### [REQUIRED WORK]
Copy each line of the data below exactly, leaving out pictures.
--------
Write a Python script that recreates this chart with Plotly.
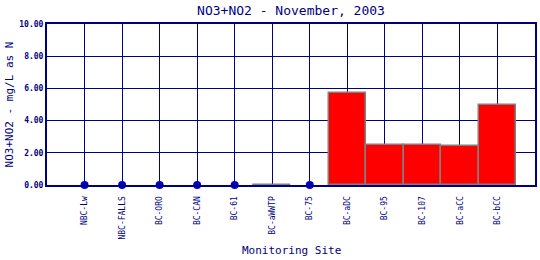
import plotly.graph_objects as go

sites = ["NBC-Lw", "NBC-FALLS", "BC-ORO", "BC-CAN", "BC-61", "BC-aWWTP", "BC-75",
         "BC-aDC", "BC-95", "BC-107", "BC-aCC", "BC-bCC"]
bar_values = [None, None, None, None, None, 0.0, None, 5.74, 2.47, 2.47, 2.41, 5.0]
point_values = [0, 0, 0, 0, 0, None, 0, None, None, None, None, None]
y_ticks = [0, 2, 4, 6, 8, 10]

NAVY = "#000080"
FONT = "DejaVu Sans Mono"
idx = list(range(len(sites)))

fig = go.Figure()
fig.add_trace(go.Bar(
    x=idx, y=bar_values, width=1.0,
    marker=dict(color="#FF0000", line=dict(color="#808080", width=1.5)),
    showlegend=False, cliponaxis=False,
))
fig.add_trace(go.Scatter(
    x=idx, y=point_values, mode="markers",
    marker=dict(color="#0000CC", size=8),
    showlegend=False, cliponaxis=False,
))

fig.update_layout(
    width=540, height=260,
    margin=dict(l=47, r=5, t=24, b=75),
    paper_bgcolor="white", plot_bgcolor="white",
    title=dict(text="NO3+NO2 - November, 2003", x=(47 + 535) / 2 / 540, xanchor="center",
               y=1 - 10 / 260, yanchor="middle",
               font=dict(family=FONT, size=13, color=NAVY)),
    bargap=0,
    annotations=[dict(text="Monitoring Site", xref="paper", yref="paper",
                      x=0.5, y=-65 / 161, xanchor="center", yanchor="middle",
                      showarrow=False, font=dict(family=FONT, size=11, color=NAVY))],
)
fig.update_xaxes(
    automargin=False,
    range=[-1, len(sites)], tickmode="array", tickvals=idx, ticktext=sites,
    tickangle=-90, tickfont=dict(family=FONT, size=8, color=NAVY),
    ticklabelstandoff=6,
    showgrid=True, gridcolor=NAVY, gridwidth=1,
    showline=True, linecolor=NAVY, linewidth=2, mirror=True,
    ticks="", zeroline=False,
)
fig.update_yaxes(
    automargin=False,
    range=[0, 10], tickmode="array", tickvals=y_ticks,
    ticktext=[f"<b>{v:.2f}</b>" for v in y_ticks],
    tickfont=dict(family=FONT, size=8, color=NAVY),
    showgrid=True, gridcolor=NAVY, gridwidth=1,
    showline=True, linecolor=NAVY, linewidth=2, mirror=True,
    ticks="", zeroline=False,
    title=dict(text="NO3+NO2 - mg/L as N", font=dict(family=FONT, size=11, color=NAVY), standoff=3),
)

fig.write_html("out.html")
--------
### [PROBLEM SOLUTION]
Write a Python script that recreates this chart with Plotly.
import plotly.graph_objects as go

sites = ["NBC-Lw", "NBC-FALLS", "BC-ORO", "BC-CAN", "BC-61", "BC-aWWTP", "BC-75",
         "BC-aDC", "BC-95", "BC-107", "BC-aCC", "BC-bCC"]
bar_values = [None, None, None, None, None, 0.0, None, 5.74, 2.47, 2.47, 2.41, 5.0]
point_values = [0, 0, 0, 0, 0, None, 0, None, None, None, None, None]
y_ticks = [0, 2, 4, 6, 8, 10]

NAVY = "#000080"
FONT = "DejaVu Sans Mono"
idx = list(range(len(sites)))

fig = go.Figure()
fig.add_trace(go.Bar(
    x=idx, y=bar_values, width=1.0,
    marker=dict(color="#FF0000", line=dict(color="#808080", width=1.5)),
    showlegend=False, cliponaxis=False,
))
fig.add_trace(go.Scatter(
    x=idx, y=point_values, mode="markers",
    marker=dict(color="#0000CC", size=8),
    showlegend=False, cliponaxis=False,
))

fig.update_layout(
    width=540, height=260,
    margin=dict(l=47, r=5, t=24, b=75),
    paper_bgcolor="white", plot_bgcolor="white",
    title=dict(text="NO3+NO2 - November, 2003", x=(47 + 535) / 2 / 540, xanchor="center",
               y=1 - 10 / 260, yanchor="middle",
               font=dict(family=FONT, size=13, color=NAVY)),
    bargap=0,
    annotations=[dict(text="Monitoring Site", xref="paper", yref="paper",
                      x=0.5, y=-65 / 161, xanchor="center", yanchor="middle",
                      showarrow=False, font=dict(family=FONT, size=11, color=NAVY))],
)
fig.update_xaxes(
    automargin=False,
    range=[-1, len(sites)], tickmode="array", tickvals=idx, ticktext=sites,
    tickangle=-90, tickfont=dict(family=FONT, size=8, color=NAVY),
    ticklabelstandoff=6,
    showgrid=True, gridcolor=NAVY, gridwidth=1,
    showline=True, linecolor=NAVY, linewidth=2, mirror=True,
    ticks="", zeroline=False,
)
fig.update_yaxes(
    automargin=False,
    range=[0, 10], tickmode="array", tickvals=y_ticks,
    ticktext=[f"<b>{v:.2f}</b>" for v in y_ticks],
    tickfont=dict(family=FONT, size=8, color=NAVY),
    showgrid=True, gridcolor=NAVY, gridwidth=1,
    showline=True, linecolor=NAVY, linewidth=2, mirror=True,
    ticks="", zeroline=False,
    title=dict(text="NO3+NO2 - mg/L as N", font=dict(family=FONT, size=11, color=NAVY), standoff=3),
)

fig.write_html("out.html")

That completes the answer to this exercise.